"Acharnés" sur Netflix : une série complètement déjantée qui fait du bien
Les gens normaux sont exceptionnels. Acharnés (Beef en version originale) commence avec une scène quotidienne anodine, un incident sur un parking. Sauf que ce jour-là n'était pas un jour à faire un doigt d'honneur à Danny, alors qu'il n'a pas pu se faire rembourser ses barbecues parce qu'il avait égaré son reçu. C'est vrai qu'il a fait une marche arrière avec son pick-up sans regarder dans le rétroviseur. Il a failli emboutir un beau SUV blanc tout rutilant. Sa conductrice enrage et lève son majeur avant de redémarrer en trombe.
Voilà que Danny, interprété par un Steven Yeun au sommet de son art, engage une course-poursuite. De cet accident manqué naît une haine inextinguible, absurde, dévorante entre Danny et la conductrice Amy, incarnée par l'humoriste Ali Wong sombre et lunaire, à contre-emploi. La vie ne sera plus jamais la même pour les deux protagonistes, lancés dans une irrationnelle vendetta.
Le vernis s'écaille, craquèle de toutes parts. La haine tourne à l'obsession. Elle fait sortir le pire et … le pire. Danny et Amy rivalisent de coups tordus pour faire de la vie de l'autre un enfer. De blagues potaches à des plans élaborés beaucoup plus cyniques, la lente dégringolade affecte non seulement Danny et Amy mais aussi tous leurs proches.
Danny, entrepreneur qui vivote de petits jobs chichement rémunérés, vit avec son frère dans une chambre de motel. Amy évolue, en apparence, dans un monde idéal, avec une grande maison confortable, un mari tolérant et stoïque, et leur adorable fillette, et elle enchaîne les succès professionnels. Tout cela en apparence seulement, car la vie d'Amy explose. Les faux-semblants ne suffisent plus. Et si cette colère qu'elle nourrit quotidiennement contre Danny n'était qu'une échappatoire pour ne pas affronter ses frustrations ?
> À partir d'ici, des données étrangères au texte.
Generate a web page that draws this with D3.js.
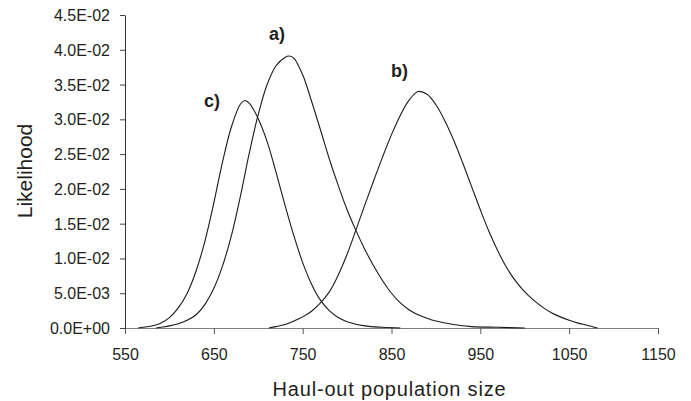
<!DOCTYPE html>
<html>
<head>
<meta charset="utf-8">
<script src="https://cdn.jsdelivr.net/npm/d3@7/dist/d3.min.js"></script>
<style>
  body { margin: 0; background: #fff; }
  text { font-family: "Liberation Sans", Arial, sans-serif; fill: #231f20; }
  .tick text { font-size: 16px; }
</style>
</head>
<body>
<script>
// curve a)
var aX = [585, 590, 600, 610, 620, 630, 640, 650, 660, 670, 680, 690, 700, 710, 720, 730, 735, 740, 750, 760, 770, 780, 790, 800, 810, 820, 830, 840, 850, 860, 870, 880, 890, 900, 920, 940, 970, 1000];
var aY = [0, 0.0001, 0.0003, 0.0006, 0.0011, 0.0019, 0.0034, 0.0057, 0.0090, 0.0134, 0.0190, 0.0252, 0.0307, 0.0350, 0.0377, 0.0389, 0.0391, 0.0388, 0.0364, 0.0326, 0.0285, 0.0243, 0.0205, 0.0170, 0.0140, 0.0113, 0.0089, 0.0068, 0.0050, 0.0036, 0.0026, 0.0019, 0.0014, 0.0010, 0.0005, 0.0002, 0.0001, 0];
// curve b)
var bX = [712, 720, 730, 740, 750, 760, 770, 780, 790, 800, 810, 820, 830, 840, 850, 860, 870, 880, 890, 900, 910, 920, 930, 940, 950, 960, 970, 980, 990, 1000, 1010, 1020, 1030, 1040, 1050, 1060, 1070, 1082];
var bY = [0, 0.0002, 0.0005, 0.0010, 0.0016, 0.0024, 0.0036, 0.0052, 0.0076, 0.0106, 0.0141, 0.0177, 0.0212, 0.0246, 0.0278, 0.0306, 0.0328, 0.0340, 0.0336, 0.0321, 0.0298, 0.0270, 0.0238, 0.0204, 0.0170, 0.0138, 0.0110, 0.0086, 0.0067, 0.0052, 0.0040, 0.0030, 0.0022, 0.0016, 0.0011, 0.0007, 0.0004, 0];
// curve c)
var cX = [565, 570, 580, 590, 600, 610, 620, 630, 640, 650, 660, 670, 680, 685, 690, 700, 710, 720, 730, 740, 750, 760, 770, 780, 790, 800, 820, 840, 860];
var cY = [0, 0.0001, 0.0003, 0.0007, 0.0015, 0.0029, 0.0050, 0.0082, 0.0125, 0.0180, 0.0240, 0.0290, 0.0322, 0.0327, 0.0323, 0.0301, 0.0268, 0.0224, 0.0177, 0.0133, 0.0094, 0.0063, 0.0040, 0.0025, 0.0015, 0.0009, 0.0003, 0.0001, 0];

var seriesNames = ["a)", "b)", "c)"];
var xTicks = [550, 650, 750, 850, 950, 1050, 1150];
var yTicks = [0, 0.005, 0.01, 0.015, 0.02, 0.025, 0.03, 0.035, 0.04, 0.045];

var svgWidth = 691;
var svgHeight = 401;
var margin = { top: 15, right: 33, bottom: 73, left: 125 };
var width = svgWidth - margin.left - margin.right;
var height = svgHeight - margin.top - margin.bottom;

var svg = d3.select("body")
  .append("svg")
  .attr("width", svgWidth)
  .attr("height", svgHeight);

var chartGroup = svg.append("g")
  .attr("transform", `translate(${margin.left}, ${margin.top})`);

var xScale = d3.scaleLinear().domain([550, 1150]).range([0, width]);
var yScale = d3.scaleLinear().domain([0, 0.045]).range([height, 0]);

// 4.5E-02 style labels
function fmtE(v) {
  var parts = v.toExponential(1).split("e");
  var e = parts[1];
  return parts[0] + "E" + e[0] + e.slice(1).padStart(2, "0");
}

// axes
var xAxis = d3.axisBottom(xScale).tickValues(xTicks).tickFormat(d3.format("d"))
  .tickSizeInner(6).tickSizeOuter(0).tickPadding(15);
var yAxis = d3.axisLeft(yScale).tickValues(yTicks).tickFormat(fmtE)
  .tickSizeInner(5).tickSizeOuter(0).tickPadding(10);

var gx = chartGroup.append("g")
  .attr("class", "x-axis")
  .attr("transform", `translate(0, ${height})`)
  .call(xAxis);
gx.select(".domain").attr("stroke", "#808080").attr("stroke-width", 1.2);
gx.selectAll(".tick line").attr("stroke", "#555");

var gy = chartGroup.append("g")
  .attr("class", "y-axis")
  .call(yAxis);
gy.select(".domain").attr("stroke", "#333");
gy.selectAll(".tick line").attr("stroke", "#444");
gy.selectAll(".tick text").attr("dy", "0.34em");

// curves
var line = d3.line()
  .x(d => xScale(d[0]))
  .y(d => yScale(d[1]))
  .curve(d3.curveCatmullRom.alpha(0.5));

var curves = [d3.zip(aX, aY), d3.zip(bX, bY), d3.zip(cX, cY)];

chartGroup.selectAll(".curve")
  .data(curves)
  .enter()
  .append("path")
  .attr("class", "curve")
  .attr("d", line)
  .attr("fill", "none")
  .attr("stroke", "#1a1a1a")
  .attr("stroke-width", 1.1);

// curve labels
var labelPos = [[269, 40], [391, 77], [204, 107]];
svg.selectAll(".lbl")
  .data(seriesNames)
  .enter()
  .append("text")
  .attr("class", "lbl")
  .attr("x", (d, i) => labelPos[i][0])
  .attr("y", (d, i) => labelPos[i][1])
  .attr("font-size", "18px")
  .attr("font-weight", "bold")
  .text(d => d);

// axis titles
svg.append("text")
  .attr("x", margin.left + width / 2 - 2)
  .attr("y", 396)
  .attr("text-anchor", "middle")
  .attr("font-size", "20px")
  .attr("letter-spacing", "0.8px")
  .text("Haul-out population size");

svg.append("text")
  .attr("transform", "translate(32, 171) rotate(-90)")
  .attr("text-anchor", "middle")
  .attr("font-size", "21px")
  .text("Likelihood");
</script>
</body>
</html>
Toute la série (dix épisodes de 30 minutes chacun) se déroule en Californie, au sein de la communauté asiatique. Chaque épisode porte un titre original, tiré d'une référence littéraire. Les titres des épisodes 8 et 9, Le drame du choix originel et Le fabricateur d'illusions, sont tirés de l'œuvre de Simone de Beauvoir et Simone Weil.
Deux acteurs exceptionnels
Argent, sexe, religion, famille, ascension sociale : Acharnés aborde tous les sujets sur un ton décalé et avec un humour noir, très noir. Le jeu des deux acteurs est exceptionnel, avec une note spéciale pour Steven Yeun qui, jusque dans ses silences, est bouleversant d'authenticité. Loin de ses rôles habituels, Ali Wong, aussi, est habitée par son rôle d'épouse en mal de sensations fortes. La scène où elle découvre une arme dans un coffre-fort est inoubliable.
Tous deux interprètent des personnages fort peu sympathiques qu'on adore détester, et auxquels au final on s'attache sans le vouloir. Acharnés, peut-être plus adapté comme titre que l'original Beef, est une pépite addictive, à regarder sans modération.
Fiche technique
Titre : Acharnés, (Beef, titre original)
Réalisation : Lee Sung-Jin
Diffuseur : Netflix
Genre : Comédie dramatique
Distribution : Steven Yeun, Ali Wong, Joseph Lee, Young Mazino, David Choe, Patti Yasutake
Synopsis : Un accès de violence entre deux conducteurs frustrés par leurs professions respectives déclenche une vendetta qui libère leurs instincts les plus sombres.